> Material provided

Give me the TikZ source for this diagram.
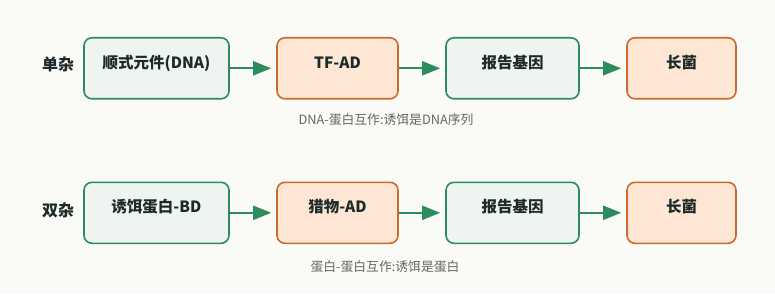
\documentclass[tikz,border=0pt]{standalone}
\usepackage{fontspec}
\setmainfont{Noto Sans CJK SC}
\definecolor{hybg}{HTML}{FAFAF7}
\definecolor{hygreen}{HTML}{2E8B5E}
\definecolor{hygreenfill}{HTML}{EEF5F1}
\definecolor{hyorange}{HTML}{CC6A2C}
\definecolor{hyorangefill}{HTML}{FDE7D4}
\definecolor{hytext}{HTML}{1E2A2A}
\definecolor{hynote}{HTML}{666666}
\usetikzlibrary{arrows.meta}

\begin{document}
\begin{tikzpicture}[x=1pt, y=-1pt,
    box/.style={draw, line width=1.6pt, rounded corners=8pt, minimum height=61pt,
      font=\fontsize{15.5}{18}\selectfont\bfseries, text=hytext,
      text height=12pt, text depth=12pt, inner sep=0pt},
    greenbox/.style={box, draw=hygreen, fill=hygreenfill},
    orangebox/.style={box, draw=hyorange, fill=hyorangefill},
    rowlabel/.style={font=\fontsize{16}{18}\selectfont\bfseries, text=hytext},
    note/.style={font=\fontsize{12.8}{14}\selectfont, text=hynote},
    flow/.style={draw=hygreen, line width=2pt, -{Triangle[length=18pt, width=14pt]}, shorten >=5pt}
  ]
    \fill[hybg] (0,0) rectangle (775,294);
    \useasboundingbox (0,0) rectangle (775,294);

    % single hybrid
    \node[rowlabel] (single) at (58,64) {单杂};
    \node[greenbox, minimum width=145pt] (s1) at (156.5,68.3) {顺式元件(DNA)};
    \node[orangebox, minimum width=121pt] (s2) at (337.5,68.3) {TF-AD};
    \node[greenbox, minimum width=133pt] (s3) at (512.5,68.3) {报告基因};
    \node[orangebox, minimum width=109pt] (s4) at (681.5,68.3) {长菌};
    \node[note] (snote) at (386,120) {DNA-蛋白互作:诱饵是DNA序列};

    % two hybrid
    \node[rowlabel] (double) at (58,210.5) {双杂};
    \node[greenbox, minimum width=145pt] (d1) at (156.5,212.8) {诱饵蛋白-BD};
    \node[orangebox, minimum width=121pt] (d2) at (337.5,212.8) {猎物-AD};
    \node[greenbox, minimum width=133pt] (d3) at (512.5,212.8) {报告基因};
    \node[orangebox, minimum width=109pt] (d4) at (681.5,212.8) {长菌};
    \node[note] (dnote) at (385,266.7) {蛋白-蛋白互作:诱饵是蛋白};

    \foreach \from/\to in {s1/s2, s2/s3, s3/s4, d1/d2, d2/d3, d3/d4}
      \draw[flow] (\from) -- (\to);
  \end{tikzpicture}
\end{document}
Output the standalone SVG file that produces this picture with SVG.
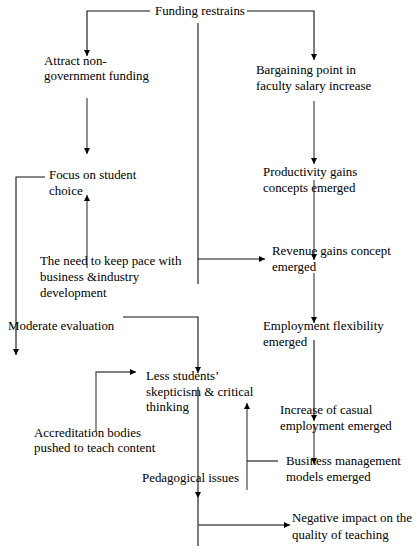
<svg xmlns="http://www.w3.org/2000/svg" width="418" height="552" viewBox="0 0 418 552">
<defs>
<marker id="ah" viewBox="0 0 10 10" refX="10" refY="5" markerWidth="6" markerHeight="6" markerUnits="userSpaceOnUse" orient="auto">
<path d="M0,0 L10,5 L0,10 z" fill="#000"/>
</marker>
<style>
text{font-family:'Liberation Serif','Times New Roman',serif;font-size:12.9px;fill:#000;}
.c{fill:none;stroke:#111;stroke-width:1.1;}
.g{fill:none;stroke:#555;stroke-width:1.3;}
.a{marker-end:url(#ah);}
</style>
</defs>
<rect width="418" height="552" fill="#fff"/>
<g id="connectors">
<path class="c a" d="M150,11 H87 V56"/>
<path class="c a" d="M247,11 H314 V60"/>
<path class="c" d="M198,23 V284"/>
<path class="c a" d="M198,259 H265"/>
<path class="g a" d="M87,98 V154"/>
<path class="g a" d="M314,101 V164"/>
<path class="g a" d="M87,268 V195"/>
<path class="c a" d="M45,177 H16 V355"/>
<path class="g a" d="M314,180 V260"/>
<path class="g a" d="M314,273 V323"/>
<path class="c a" d="M123,317 H198 V373"/>
<path class="c a" d="M314,340 V421"/>
<path class="g a" d="M96,432 V372 H136"/>
<path class="c a" d="M198,387 V498"/>
<path class="c" d="M198,498 V546"/>
<path class="g a" d="M198,525 H290"/>
<path class="g a" d="M247,490 V403"/>
<path class="c" d="M247,461 H278"/>
<path class="g a" d="M314,424 V464"/>
</g>
<g font-family="Liberation Serif, serif">
<g id="n1"><text x="155" y="15">Funding restrains</text></g>
<g id="n2"><text x="44" y="65">Attract non-</text><text x="44" y="80">government funding</text></g>
<g id="n3"><text x="256" y="74">Bargaining point in</text><text x="256" y="90">faculty salary increase</text></g>
<g id="n4"><text x="49" y="179">Focus on student</text><text x="49" y="195">choice</text></g>
<g id="n5"><text x="263" y="176">Productivity gains</text><text x="263" y="192">concepts emerged</text></g>
<g id="n6"><text x="40" y="265">The need to keep pace with</text><text x="40" y="281">business &amp;industry</text><text x="40" y="297">development</text></g>
<g id="n7"><text x="272" y="255">Revenue gains concept</text><text x="272" y="271">emerged</text></g>
<g id="n8"><text x="8" y="330">Moderate evaluation</text></g>
<g id="n9"><text x="263" y="330">Employment flexibility</text><text x="263" y="346">emerged</text></g>
<g id="n10"><text x="146" y="380">Less students’</text><text x="146" y="396">skepticism &amp; critical</text><text x="146" y="411">thinking</text></g>
<g id="n11"><text x="280" y="414">Increase of casual</text><text x="280" y="430">employment emerged</text></g>
<g id="n12"><text x="34" y="437">Accreditation bodies</text><text x="34" y="452">pushed to teach content</text></g>
<g id="n13"><text x="286" y="465">Business management</text><text x="286" y="481">models emerged</text></g>
<g id="n14"><text x="142" y="482">Pedagogical issues</text></g>
<g id="n15"><text x="292" y="522">Negative impact on the</text><text x="292" y="539">quality of teaching</text></g>
</g>
</svg>
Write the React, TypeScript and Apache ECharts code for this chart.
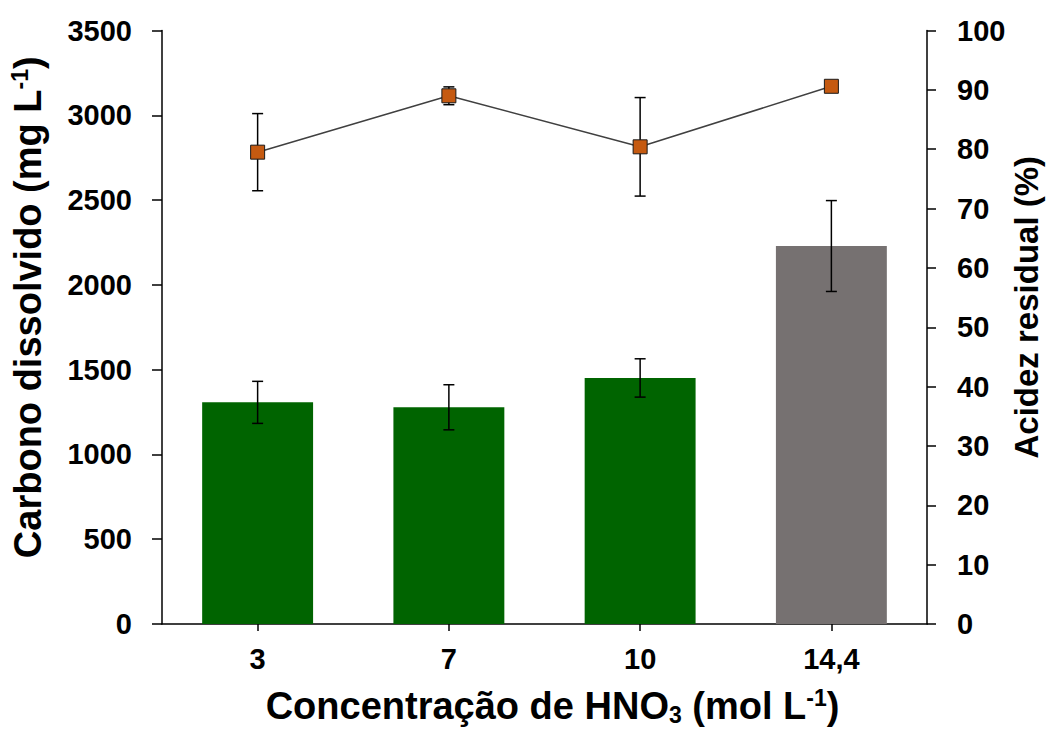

> Requirements
Look through the material above and work out how many of its lines contain "this". State the number only.

> Task output
3